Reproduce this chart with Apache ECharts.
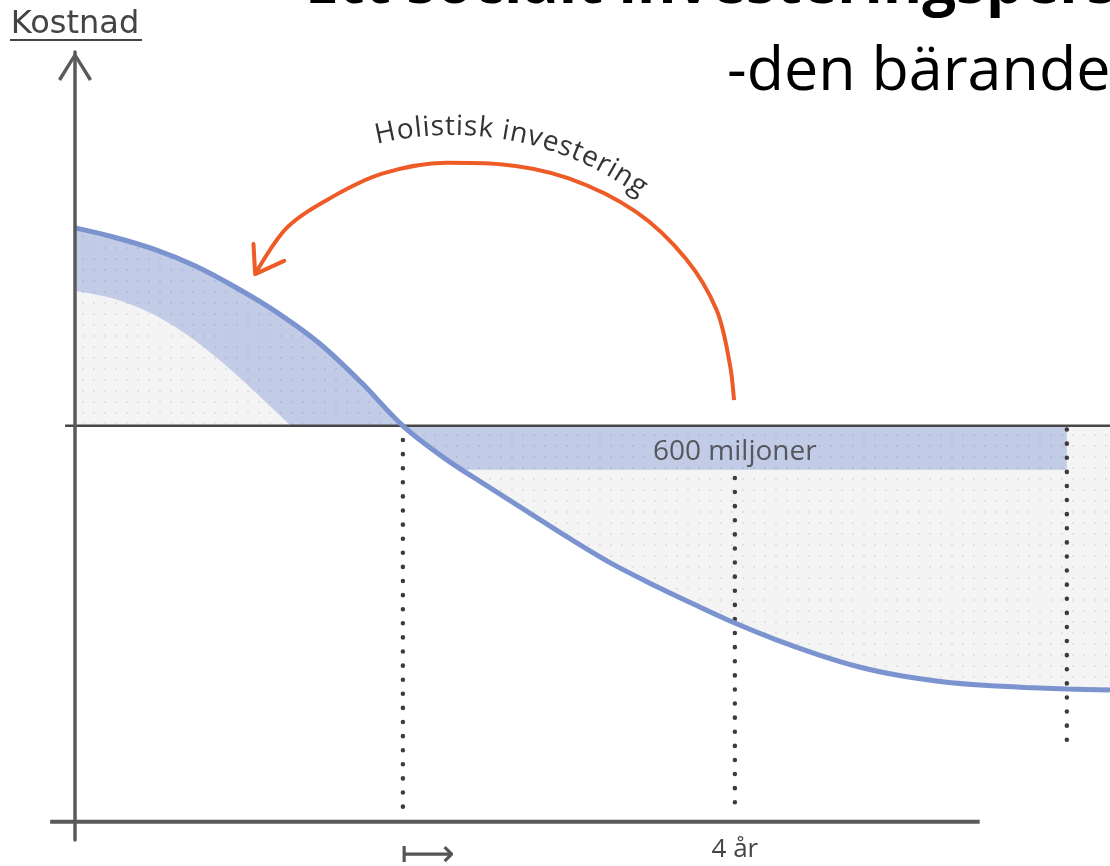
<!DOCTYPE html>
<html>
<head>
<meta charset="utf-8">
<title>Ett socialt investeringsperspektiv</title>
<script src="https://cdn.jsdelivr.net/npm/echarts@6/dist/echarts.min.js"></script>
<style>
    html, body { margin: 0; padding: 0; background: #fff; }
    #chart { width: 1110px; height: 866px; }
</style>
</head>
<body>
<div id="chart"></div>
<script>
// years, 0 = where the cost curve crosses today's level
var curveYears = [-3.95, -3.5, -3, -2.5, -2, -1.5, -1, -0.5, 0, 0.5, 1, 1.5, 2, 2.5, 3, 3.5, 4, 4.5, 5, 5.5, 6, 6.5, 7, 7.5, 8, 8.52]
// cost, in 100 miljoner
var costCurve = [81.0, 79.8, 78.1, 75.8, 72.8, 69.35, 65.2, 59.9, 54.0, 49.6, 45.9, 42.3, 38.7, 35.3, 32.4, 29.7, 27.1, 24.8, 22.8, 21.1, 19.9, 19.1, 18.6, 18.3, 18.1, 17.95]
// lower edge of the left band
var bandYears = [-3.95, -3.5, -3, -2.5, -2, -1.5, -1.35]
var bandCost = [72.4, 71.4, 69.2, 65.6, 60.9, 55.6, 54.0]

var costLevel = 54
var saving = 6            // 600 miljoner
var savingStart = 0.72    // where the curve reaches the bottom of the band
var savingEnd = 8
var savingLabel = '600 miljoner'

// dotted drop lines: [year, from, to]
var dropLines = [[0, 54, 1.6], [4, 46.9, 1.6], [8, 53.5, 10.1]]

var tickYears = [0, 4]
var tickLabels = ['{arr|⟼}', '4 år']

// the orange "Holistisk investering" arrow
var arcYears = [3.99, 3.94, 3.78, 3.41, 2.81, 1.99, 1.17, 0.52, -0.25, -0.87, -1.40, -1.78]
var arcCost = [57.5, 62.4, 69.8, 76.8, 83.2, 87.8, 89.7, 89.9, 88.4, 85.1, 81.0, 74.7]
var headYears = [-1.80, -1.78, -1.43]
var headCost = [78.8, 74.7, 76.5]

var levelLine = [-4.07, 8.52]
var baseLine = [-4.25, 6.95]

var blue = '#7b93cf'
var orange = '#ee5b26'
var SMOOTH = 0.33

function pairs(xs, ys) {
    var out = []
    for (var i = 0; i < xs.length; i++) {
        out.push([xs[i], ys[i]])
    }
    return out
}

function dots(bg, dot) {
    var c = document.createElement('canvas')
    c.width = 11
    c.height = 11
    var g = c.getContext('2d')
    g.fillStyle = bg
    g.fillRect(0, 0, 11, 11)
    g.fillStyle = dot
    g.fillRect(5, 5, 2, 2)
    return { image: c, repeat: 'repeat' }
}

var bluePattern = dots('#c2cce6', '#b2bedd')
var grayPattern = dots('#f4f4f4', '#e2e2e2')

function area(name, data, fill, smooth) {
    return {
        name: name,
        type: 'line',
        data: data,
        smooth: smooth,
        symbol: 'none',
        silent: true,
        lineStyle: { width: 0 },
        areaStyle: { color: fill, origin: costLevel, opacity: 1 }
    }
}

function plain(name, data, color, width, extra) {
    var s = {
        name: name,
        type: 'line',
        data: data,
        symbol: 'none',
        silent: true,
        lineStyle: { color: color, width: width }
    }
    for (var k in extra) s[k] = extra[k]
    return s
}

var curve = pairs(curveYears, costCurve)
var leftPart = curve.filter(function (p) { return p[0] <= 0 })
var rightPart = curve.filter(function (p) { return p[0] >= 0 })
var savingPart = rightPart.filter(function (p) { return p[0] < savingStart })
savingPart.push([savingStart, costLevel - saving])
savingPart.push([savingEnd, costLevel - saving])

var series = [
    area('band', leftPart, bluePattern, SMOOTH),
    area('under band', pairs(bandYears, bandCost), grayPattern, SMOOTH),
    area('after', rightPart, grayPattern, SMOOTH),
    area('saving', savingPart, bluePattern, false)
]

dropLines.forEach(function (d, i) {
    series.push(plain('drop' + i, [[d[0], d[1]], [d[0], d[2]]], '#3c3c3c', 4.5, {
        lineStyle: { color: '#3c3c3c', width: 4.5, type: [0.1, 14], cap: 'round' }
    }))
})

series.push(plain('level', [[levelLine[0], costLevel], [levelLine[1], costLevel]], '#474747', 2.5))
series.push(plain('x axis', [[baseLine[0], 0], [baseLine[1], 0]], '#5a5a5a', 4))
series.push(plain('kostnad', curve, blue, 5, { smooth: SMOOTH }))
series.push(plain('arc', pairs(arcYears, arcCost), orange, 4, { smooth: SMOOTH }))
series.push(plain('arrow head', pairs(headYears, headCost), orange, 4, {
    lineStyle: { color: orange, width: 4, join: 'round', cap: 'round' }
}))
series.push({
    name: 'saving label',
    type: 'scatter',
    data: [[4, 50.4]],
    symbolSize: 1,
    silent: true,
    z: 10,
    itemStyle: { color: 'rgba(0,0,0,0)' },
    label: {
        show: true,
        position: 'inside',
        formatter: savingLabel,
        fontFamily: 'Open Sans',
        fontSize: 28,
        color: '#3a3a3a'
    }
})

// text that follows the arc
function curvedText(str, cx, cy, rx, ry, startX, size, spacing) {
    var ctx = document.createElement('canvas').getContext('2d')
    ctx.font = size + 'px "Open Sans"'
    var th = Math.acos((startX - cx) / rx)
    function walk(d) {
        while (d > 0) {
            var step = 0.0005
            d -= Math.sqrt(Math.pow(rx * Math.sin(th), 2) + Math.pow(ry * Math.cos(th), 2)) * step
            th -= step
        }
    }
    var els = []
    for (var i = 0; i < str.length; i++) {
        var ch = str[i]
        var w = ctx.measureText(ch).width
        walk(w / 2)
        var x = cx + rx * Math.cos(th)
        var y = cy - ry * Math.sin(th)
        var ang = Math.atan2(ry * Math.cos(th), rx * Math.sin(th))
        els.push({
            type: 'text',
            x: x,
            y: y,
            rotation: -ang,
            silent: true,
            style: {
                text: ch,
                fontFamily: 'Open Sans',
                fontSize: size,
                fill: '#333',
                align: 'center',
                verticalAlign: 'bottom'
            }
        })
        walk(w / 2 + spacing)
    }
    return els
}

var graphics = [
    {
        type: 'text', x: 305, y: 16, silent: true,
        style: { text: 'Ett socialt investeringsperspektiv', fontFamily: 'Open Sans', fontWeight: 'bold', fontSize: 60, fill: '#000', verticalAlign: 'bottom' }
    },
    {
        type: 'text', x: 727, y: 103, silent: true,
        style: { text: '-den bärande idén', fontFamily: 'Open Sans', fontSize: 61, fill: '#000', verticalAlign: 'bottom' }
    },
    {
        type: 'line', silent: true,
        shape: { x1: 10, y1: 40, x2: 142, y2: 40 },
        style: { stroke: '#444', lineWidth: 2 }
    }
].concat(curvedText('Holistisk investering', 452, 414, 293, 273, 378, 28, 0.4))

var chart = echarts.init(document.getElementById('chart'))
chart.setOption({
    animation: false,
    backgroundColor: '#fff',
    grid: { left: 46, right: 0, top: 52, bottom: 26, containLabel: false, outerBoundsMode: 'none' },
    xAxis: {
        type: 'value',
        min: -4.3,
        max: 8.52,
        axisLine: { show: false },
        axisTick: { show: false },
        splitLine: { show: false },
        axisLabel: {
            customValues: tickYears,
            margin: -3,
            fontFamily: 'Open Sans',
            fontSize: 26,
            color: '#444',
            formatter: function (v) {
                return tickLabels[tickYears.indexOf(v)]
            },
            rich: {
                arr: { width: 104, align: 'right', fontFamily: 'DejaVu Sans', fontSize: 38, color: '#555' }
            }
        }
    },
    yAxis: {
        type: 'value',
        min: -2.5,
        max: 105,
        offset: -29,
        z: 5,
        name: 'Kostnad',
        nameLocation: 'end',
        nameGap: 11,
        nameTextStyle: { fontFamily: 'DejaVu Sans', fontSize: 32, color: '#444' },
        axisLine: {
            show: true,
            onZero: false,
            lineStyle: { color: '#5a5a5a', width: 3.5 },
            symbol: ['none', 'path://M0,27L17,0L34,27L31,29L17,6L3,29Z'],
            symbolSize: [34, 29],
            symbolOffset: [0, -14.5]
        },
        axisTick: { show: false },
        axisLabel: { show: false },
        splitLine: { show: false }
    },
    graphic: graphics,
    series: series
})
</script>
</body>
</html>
---------------
■ Do this: Print the data above verbatim from the first line through the line holding "var SMOOTH = 0.33", leaving every picture out.

■ Problem solution:
Reproduce this chart with Apache ECharts.
<!DOCTYPE html>
<html>
<head>
<meta charset="utf-8">
<title>Ett socialt investeringsperspektiv</title>
<script src="https://cdn.jsdelivr.net/npm/echarts@6/dist/echarts.min.js"></script>
<style>
    html, body { margin: 0; padding: 0; background: #fff; }
    #chart { width: 1110px; height: 866px; }
</style>
</head>
<body>
<div id="chart"></div>
<script>
// years, 0 = where the cost curve crosses today's level
var curveYears = [-3.95, -3.5, -3, -2.5, -2, -1.5, -1, -0.5, 0, 0.5, 1, 1.5, 2, 2.5, 3, 3.5, 4, 4.5, 5, 5.5, 6, 6.5, 7, 7.5, 8, 8.52]
// cost, in 100 miljoner
var costCurve = [81.0, 79.8, 78.1, 75.8, 72.8, 69.35, 65.2, 59.9, 54.0, 49.6, 45.9, 42.3, 38.7, 35.3, 32.4, 29.7, 27.1, 24.8, 22.8, 21.1, 19.9, 19.1, 18.6, 18.3, 18.1, 17.95]
// lower edge of the left band
var bandYears = [-3.95, -3.5, -3, -2.5, -2, -1.5, -1.35]
var bandCost = [72.4, 71.4, 69.2, 65.6, 60.9, 55.6, 54.0]

var costLevel = 54
var saving = 6            // 600 miljoner
var savingStart = 0.72    // where the curve reaches the bottom of the band
var savingEnd = 8
var savingLabel = '600 miljoner'

// dotted drop lines: [year, from, to]
var dropLines = [[0, 54, 1.6], [4, 46.9, 1.6], [8, 53.5, 10.1]]

var tickYears = [0, 4]
var tickLabels = ['{arr|⟼}', '4 år']

// the orange "Holistisk investering" arrow
var arcYears = [3.99, 3.94, 3.78, 3.41, 2.81, 1.99, 1.17, 0.52, -0.25, -0.87, -1.40, -1.78]
var arcCost = [57.5, 62.4, 69.8, 76.8, 83.2, 87.8, 89.7, 89.9, 88.4, 85.1, 81.0, 74.7]
var headYears = [-1.80, -1.78, -1.43]
var headCost = [78.8, 74.7, 76.5]

var levelLine = [-4.07, 8.52]
var baseLine = [-4.25, 6.95]

var blue = '#7b93cf'
var orange = '#ee5b26'
var SMOOTH = 0.33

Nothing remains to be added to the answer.